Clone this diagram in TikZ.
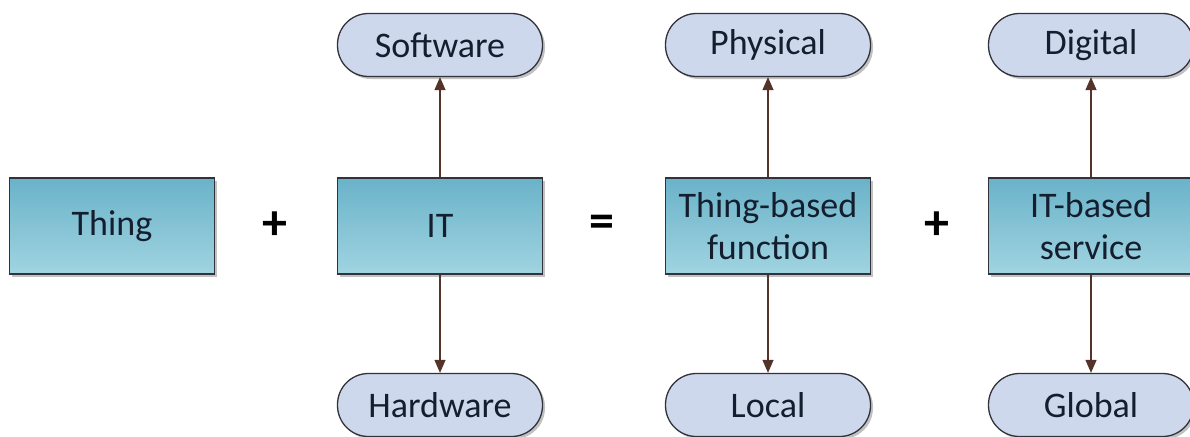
\documentclass[tikz,border=0pt]{standalone}
\usepackage{fontspec}
\setmainfont{Carlito}
\usetikzlibrary{shadows,arrows.meta}
\definecolor{boxtop}{RGB}{106,178,201}
\definecolor{boxbot}{RGB}{160,212,225}
\definecolor{pillfill}{RGB}{206,216,236}
\definecolor{edge}{RGB}{50,50,58}
\definecolor{ink}{RGB}{20,30,46}
\definecolor{link}{RGB}{84,52,40}
\begin{document}
\begin{tikzpicture}[x=1pt,y=-1pt,
  every node/.style={inner sep=0pt, text=ink, align=center},
  stagebox/.style={draw=edge, line width=1.3pt, top color=boxtop, bottom color=boxbot,
    minimum width=205pt, minimum height=96pt,
    font=\fontsize{36}{42}\selectfont,
    drop shadow={shadow xshift=2.5pt, shadow yshift=-2.5pt, opacity=0.35, fill=black!70}},
  pill/.style={draw=edge, line width=1.3pt, fill=pillfill, rounded corners=31pt,
    minimum width=205pt, minimum height=63pt,
    font=\fontsize{36}{42}\selectfont,
    drop shadow={shadow xshift=2.5pt, shadow yshift=-2.5pt, opacity=0.35, fill=black!70}},
  opsign/.style={font=\fontsize{50}{50}\selectfont\bfseries, text=black},
  link/.style={draw=link, line width=1.3pt, -{Triangle[length=13pt,width=11pt]}}]
\useasboundingbox (0,0) rectangle (1190,436);

% main row
\node[stagebox] (thing) at (112,226) {Thing};
\node[stagebox] (it) at (440,226) {IT};
\node[stagebox] (func) at (768,226) {Thing-based\\function};
\node[stagebox] (serv) at (1091,226) {IT-based\\service};

% operators
\node[opsign] (plusA) at (275,226) {+};
\node[opsign] (eq) at (602,226) {=};
\node[opsign] (plusB) at (937,226) {+};

% upper aspects
\node[pill] (soft) at (440,45) {Software};
\node[pill] (phys) at (768,45) {Physical};
\node[pill] (dig) at (1091,45) {Digital};

% lower aspects
\node[pill] (hard) at (440,405) {Hardware};
\node[pill] (loc) at (768,405) {Local};
\node[pill] (glob) at (1091,405) {Global};

% connectors
\draw[link] (it) -- (soft);
\draw[link] (it) -- (hard);
\draw[link] (func) -- (phys);
\draw[link] (func) -- (loc);
\draw[link] (serv) -- (dig);
\draw[link] (serv) -- (glob);
\end{tikzpicture}
\end{document}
※ ※ ※
__Directive__
Every line is to be duplicated exactly, though pictures stay out.

__Solution__
Clone this diagram in TikZ.
\documentclass[tikz,border=0pt]{standalone}
\usepackage{fontspec}
\setmainfont{Carlito}
\usetikzlibrary{shadows,arrows.meta}
\definecolor{boxtop}{RGB}{106,178,201}
\definecolor{boxbot}{RGB}{160,212,225}
\definecolor{pillfill}{RGB}{206,216,236}
\definecolor{edge}{RGB}{50,50,58}
\definecolor{ink}{RGB}{20,30,46}
\definecolor{link}{RGB}{84,52,40}
\begin{document}
\begin{tikzpicture}[x=1pt,y=-1pt,
  every node/.style={inner sep=0pt, text=ink, align=center},
  stagebox/.style={draw=edge, line width=1.3pt, top color=boxtop, bottom color=boxbot,
    minimum width=205pt, minimum height=96pt,
    font=\fontsize{36}{42}\selectfont,
    drop shadow={shadow xshift=2.5pt, shadow yshift=-2.5pt, opacity=0.35, fill=black!70}},
  pill/.style={draw=edge, line width=1.3pt, fill=pillfill, rounded corners=31pt,
    minimum width=205pt, minimum height=63pt,
    font=\fontsize{36}{42}\selectfont,
    drop shadow={shadow xshift=2.5pt, shadow yshift=-2.5pt, opacity=0.35, fill=black!70}},
  opsign/.style={font=\fontsize{50}{50}\selectfont\bfseries, text=black},
  link/.style={draw=link, line width=1.3pt, -{Triangle[length=13pt,width=11pt]}}]
\useasboundingbox (0,0) rectangle (1190,436);

% main row
\node[stagebox] (thing) at (112,226) {Thing};
\node[stagebox] (it) at (440,226) {IT};
\node[stagebox] (func) at (768,226) {Thing-based\\function};
\node[stagebox] (serv) at (1091,226) {IT-based\\service};

% operators
\node[opsign] (plusA) at (275,226) {+};
\node[opsign] (eq) at (602,226) {=};
\node[opsign] (plusB) at (937,226) {+};

% upper aspects
\node[pill] (soft) at (440,45) {Software};
\node[pill] (phys) at (768,45) {Physical};
\node[pill] (dig) at (1091,45) {Digital};

% lower aspects
\node[pill] (hard) at (440,405) {Hardware};
\node[pill] (loc) at (768,405) {Local};
\node[pill] (glob) at (1091,405) {Global};

% connectors
\draw[link] (it) -- (soft);
\draw[link] (it) -- (hard);
\draw[link] (func) -- (phys);
\draw[link] (func) -- (loc);
\draw[link] (serv) -- (dig);
\draw[link] (serv) -- (glob);
\end{tikzpicture}
\end{document}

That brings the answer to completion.